Rows from a dataset
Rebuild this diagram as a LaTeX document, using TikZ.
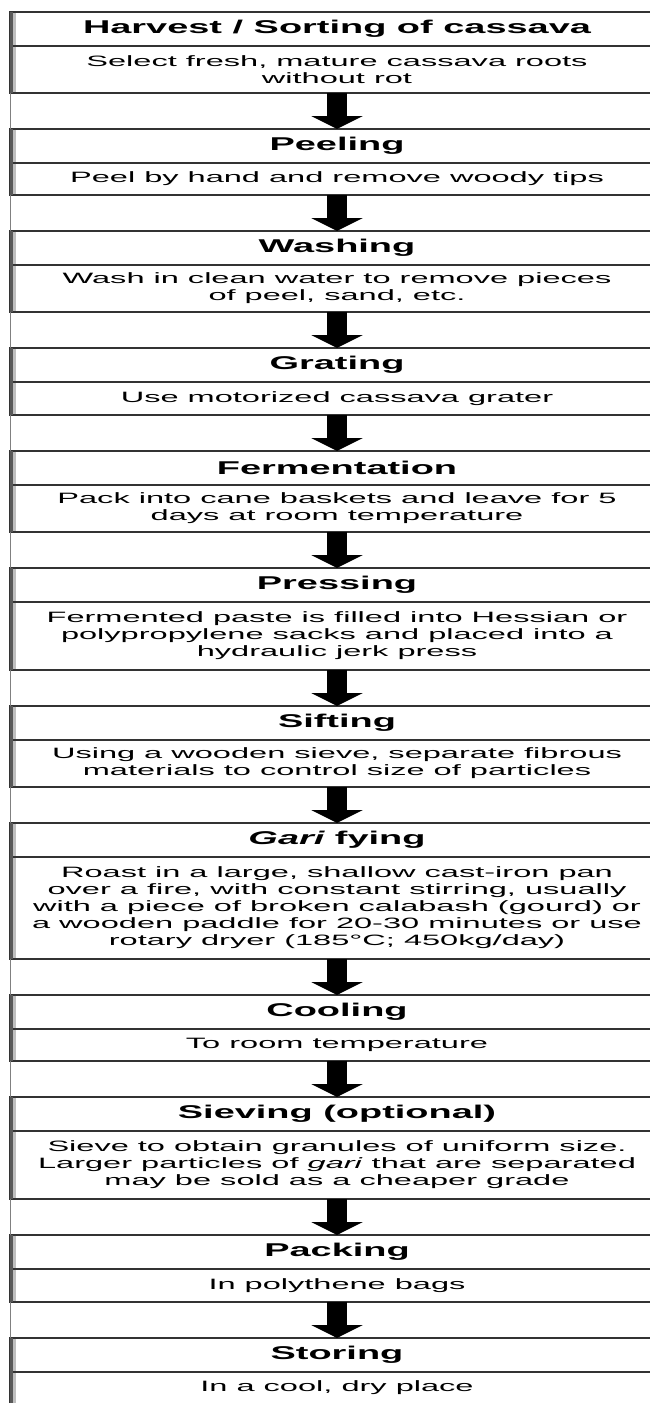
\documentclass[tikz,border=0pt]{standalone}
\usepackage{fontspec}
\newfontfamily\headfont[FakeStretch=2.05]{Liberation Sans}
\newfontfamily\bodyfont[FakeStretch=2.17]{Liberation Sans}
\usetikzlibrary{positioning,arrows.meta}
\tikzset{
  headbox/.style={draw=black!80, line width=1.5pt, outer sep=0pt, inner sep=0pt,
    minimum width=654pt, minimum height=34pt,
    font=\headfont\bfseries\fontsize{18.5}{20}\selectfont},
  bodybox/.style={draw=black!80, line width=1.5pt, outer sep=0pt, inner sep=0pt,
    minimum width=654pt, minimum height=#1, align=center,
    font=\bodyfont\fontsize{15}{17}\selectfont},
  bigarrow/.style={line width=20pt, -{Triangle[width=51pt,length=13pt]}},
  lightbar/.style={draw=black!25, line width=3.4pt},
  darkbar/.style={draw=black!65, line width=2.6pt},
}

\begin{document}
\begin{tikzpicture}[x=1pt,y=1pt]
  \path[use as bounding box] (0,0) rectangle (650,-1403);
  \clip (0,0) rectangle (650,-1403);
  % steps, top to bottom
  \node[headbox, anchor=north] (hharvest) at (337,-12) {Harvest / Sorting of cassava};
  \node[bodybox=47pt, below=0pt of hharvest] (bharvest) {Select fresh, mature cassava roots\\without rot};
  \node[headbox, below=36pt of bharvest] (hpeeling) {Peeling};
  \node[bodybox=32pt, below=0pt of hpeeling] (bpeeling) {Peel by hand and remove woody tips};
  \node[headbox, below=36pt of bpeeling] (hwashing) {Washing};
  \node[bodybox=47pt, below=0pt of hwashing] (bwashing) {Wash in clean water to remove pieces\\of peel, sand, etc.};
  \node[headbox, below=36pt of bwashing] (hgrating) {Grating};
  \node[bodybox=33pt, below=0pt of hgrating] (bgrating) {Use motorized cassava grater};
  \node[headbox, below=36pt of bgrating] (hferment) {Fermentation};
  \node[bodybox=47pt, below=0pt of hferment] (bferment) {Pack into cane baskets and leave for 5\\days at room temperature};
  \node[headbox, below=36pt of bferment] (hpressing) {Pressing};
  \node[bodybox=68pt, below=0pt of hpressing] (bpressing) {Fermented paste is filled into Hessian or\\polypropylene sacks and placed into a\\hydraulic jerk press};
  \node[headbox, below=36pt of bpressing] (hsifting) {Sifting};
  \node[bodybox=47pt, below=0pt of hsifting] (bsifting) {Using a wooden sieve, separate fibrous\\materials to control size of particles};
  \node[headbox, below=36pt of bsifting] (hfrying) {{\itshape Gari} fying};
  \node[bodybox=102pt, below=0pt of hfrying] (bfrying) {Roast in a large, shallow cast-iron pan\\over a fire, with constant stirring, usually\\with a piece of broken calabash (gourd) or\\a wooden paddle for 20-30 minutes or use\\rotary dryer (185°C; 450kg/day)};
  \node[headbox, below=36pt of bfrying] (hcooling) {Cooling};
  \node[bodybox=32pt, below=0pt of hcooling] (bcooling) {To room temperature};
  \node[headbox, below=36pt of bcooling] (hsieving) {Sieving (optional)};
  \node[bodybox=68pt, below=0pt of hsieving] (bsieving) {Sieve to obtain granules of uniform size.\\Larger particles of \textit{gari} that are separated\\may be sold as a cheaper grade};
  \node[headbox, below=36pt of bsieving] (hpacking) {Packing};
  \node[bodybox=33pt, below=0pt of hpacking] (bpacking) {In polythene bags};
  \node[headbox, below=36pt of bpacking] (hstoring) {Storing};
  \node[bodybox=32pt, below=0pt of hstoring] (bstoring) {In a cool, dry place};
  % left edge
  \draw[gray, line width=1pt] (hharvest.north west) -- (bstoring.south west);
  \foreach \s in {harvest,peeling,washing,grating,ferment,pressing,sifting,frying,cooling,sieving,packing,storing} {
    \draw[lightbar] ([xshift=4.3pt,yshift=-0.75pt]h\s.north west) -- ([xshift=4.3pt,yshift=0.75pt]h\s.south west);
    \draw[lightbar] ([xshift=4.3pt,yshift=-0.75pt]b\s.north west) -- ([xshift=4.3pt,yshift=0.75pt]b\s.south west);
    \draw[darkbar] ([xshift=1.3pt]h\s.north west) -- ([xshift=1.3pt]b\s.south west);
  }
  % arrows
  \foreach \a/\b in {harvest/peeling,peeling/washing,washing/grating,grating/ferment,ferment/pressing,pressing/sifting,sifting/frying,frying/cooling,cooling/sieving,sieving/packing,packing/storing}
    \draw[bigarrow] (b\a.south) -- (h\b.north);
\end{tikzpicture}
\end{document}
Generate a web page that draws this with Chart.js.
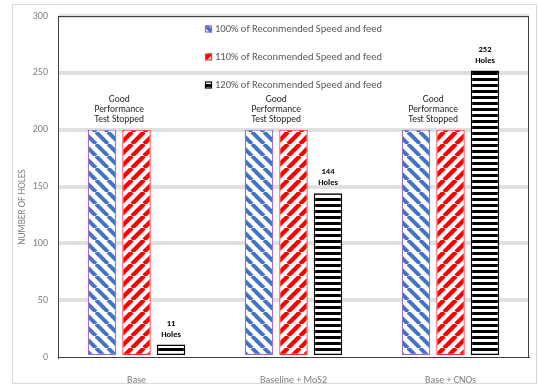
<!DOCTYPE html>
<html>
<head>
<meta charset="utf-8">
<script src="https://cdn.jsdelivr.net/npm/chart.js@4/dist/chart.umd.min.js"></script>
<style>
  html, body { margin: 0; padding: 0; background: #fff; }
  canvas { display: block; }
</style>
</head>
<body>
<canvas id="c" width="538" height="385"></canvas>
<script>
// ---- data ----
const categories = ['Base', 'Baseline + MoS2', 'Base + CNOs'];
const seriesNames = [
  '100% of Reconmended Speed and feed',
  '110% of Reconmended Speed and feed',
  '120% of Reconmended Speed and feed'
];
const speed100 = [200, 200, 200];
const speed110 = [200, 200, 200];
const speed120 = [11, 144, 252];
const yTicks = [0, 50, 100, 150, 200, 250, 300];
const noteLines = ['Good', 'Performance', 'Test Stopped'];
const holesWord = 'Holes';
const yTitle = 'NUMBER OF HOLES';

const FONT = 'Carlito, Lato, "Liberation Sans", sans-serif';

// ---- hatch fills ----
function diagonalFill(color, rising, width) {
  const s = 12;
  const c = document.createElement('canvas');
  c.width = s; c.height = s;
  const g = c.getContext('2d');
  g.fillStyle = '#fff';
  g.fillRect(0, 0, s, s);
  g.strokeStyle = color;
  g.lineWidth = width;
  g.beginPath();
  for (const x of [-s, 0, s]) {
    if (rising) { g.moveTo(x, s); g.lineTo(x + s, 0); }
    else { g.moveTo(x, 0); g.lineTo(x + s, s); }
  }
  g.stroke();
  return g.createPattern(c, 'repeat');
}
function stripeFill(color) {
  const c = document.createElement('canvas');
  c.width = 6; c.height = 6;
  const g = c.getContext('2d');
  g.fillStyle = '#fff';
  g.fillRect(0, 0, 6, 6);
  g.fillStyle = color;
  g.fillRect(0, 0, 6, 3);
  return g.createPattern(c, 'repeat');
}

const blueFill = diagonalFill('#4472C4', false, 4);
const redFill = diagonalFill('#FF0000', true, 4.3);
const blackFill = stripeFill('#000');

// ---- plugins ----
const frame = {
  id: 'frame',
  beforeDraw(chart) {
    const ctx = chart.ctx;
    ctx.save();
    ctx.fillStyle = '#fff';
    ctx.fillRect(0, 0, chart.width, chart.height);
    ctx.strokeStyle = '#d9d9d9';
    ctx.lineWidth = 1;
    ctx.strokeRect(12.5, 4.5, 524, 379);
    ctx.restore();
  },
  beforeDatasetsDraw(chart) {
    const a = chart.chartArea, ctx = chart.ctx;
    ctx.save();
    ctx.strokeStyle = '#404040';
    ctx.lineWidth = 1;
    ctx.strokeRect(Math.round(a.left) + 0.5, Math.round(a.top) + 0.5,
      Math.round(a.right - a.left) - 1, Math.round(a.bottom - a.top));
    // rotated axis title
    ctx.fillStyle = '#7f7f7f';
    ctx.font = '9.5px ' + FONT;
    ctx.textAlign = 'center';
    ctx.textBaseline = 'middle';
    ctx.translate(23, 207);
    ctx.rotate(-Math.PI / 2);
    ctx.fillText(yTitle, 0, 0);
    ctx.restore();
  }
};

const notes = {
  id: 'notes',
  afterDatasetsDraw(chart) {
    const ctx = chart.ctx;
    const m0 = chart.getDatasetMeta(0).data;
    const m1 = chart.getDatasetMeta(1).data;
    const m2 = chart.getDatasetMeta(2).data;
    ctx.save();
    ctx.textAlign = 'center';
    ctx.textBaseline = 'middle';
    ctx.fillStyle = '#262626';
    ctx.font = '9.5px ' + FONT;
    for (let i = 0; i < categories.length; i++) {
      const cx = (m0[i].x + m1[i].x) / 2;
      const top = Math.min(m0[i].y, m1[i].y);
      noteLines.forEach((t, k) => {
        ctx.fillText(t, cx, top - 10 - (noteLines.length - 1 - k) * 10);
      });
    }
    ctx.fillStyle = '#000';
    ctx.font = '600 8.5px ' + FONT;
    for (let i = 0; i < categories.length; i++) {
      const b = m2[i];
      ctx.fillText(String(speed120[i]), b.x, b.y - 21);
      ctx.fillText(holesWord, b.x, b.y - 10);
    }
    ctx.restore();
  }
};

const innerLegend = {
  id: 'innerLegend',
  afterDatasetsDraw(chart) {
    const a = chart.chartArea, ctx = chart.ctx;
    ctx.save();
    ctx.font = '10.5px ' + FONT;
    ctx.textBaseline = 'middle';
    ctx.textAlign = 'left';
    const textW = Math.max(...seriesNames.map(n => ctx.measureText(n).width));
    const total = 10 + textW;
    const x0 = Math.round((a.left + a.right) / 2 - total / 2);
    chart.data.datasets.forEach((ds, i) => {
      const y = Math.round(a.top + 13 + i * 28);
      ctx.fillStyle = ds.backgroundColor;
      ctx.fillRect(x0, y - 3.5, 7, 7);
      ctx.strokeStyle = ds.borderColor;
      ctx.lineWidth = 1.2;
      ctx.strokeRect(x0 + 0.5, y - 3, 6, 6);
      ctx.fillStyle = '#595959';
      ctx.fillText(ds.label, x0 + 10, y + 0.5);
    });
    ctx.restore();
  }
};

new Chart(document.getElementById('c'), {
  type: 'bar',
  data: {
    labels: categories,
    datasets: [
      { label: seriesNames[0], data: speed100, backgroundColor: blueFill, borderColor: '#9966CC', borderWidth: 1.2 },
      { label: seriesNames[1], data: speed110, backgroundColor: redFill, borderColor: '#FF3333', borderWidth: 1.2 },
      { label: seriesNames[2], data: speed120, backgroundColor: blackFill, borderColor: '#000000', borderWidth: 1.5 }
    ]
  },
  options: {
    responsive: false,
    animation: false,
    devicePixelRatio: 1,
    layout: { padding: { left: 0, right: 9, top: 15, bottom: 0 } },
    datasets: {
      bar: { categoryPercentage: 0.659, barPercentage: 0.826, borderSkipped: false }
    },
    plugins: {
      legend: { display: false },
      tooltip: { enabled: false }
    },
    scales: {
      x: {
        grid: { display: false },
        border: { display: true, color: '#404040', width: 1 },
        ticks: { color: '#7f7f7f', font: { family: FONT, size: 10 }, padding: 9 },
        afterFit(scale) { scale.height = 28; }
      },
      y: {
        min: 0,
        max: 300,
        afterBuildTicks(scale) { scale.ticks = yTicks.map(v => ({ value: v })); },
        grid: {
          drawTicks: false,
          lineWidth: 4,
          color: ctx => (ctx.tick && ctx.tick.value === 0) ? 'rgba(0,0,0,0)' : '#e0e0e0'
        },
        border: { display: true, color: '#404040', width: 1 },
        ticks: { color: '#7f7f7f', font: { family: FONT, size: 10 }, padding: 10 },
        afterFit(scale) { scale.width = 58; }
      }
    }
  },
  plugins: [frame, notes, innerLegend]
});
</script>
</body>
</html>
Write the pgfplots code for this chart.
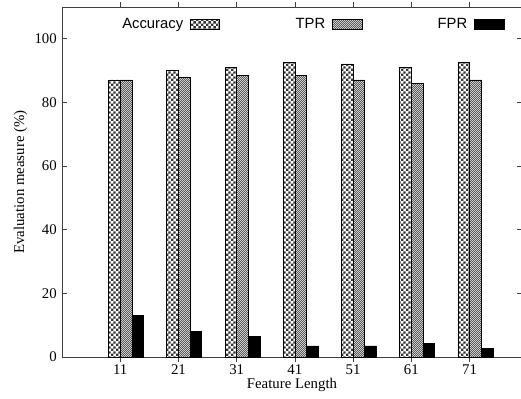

» **Task**: Take out nothing but the lines from the one containing "Generate a web" to the one containing "const blackFill = stripeFill('#000');", inclusive, retyped exactly. Drop the pictures.

» **Answer below**:
Generate a web page that draws this with Chart.js.
<!DOCTYPE html>
<html>
<head>
<meta charset="utf-8">
<script src="https://cdn.jsdelivr.net/npm/chart.js@4/dist/chart.umd.min.js"></script>
<style>
  html, body { margin: 0; padding: 0; background: #fff; }
  canvas { display: block; }
</style>
</head>
<body>
<canvas id="c" width="538" height="385"></canvas>
<script>
// ---- data ----
const categories = ['Base', 'Baseline + MoS2', 'Base + CNOs'];
const seriesNames = [
  '100% of Reconmended Speed and feed',
  '110% of Reconmended Speed and feed',
  '120% of Reconmended Speed and feed'
];
const speed100 = [200, 200, 200];
const speed110 = [200, 200, 200];
const speed120 = [11, 144, 252];
const yTicks = [0, 50, 100, 150, 200, 250, 300];
const noteLines = ['Good', 'Performance', 'Test Stopped'];
const holesWord = 'Holes';
const yTitle = 'NUMBER OF HOLES';

const FONT = 'Carlito, Lato, "Liberation Sans", sans-serif';

// ---- hatch fills ----
function diagonalFill(color, rising, width) {
  const s = 12;
  const c = document.createElement('canvas');
  c.width = s; c.height = s;
  const g = c.getContext('2d');
  g.fillStyle = '#fff';
  g.fillRect(0, 0, s, s);
  g.strokeStyle = color;
  g.lineWidth = width;
  g.beginPath();
  for (const x of [-s, 0, s]) {
    if (rising) { g.moveTo(x, s); g.lineTo(x + s, 0); }
    else { g.moveTo(x, 0); g.lineTo(x + s, s); }
  }
  g.stroke();
  return g.createPattern(c, 'repeat');
}
function stripeFill(color) {
  const c = document.createElement('canvas');
  c.width = 6; c.height = 6;
  const g = c.getContext('2d');
  g.fillStyle = '#fff';
  g.fillRect(0, 0, 6, 6);
  g.fillStyle = color;
  g.fillRect(0, 0, 6, 3);
  return g.createPattern(c, 'repeat');
}

const blueFill = diagonalFill('#4472C4', false, 4);
const redFill = diagonalFill('#FF0000', true, 4.3);
const blackFill = stripeFill('#000');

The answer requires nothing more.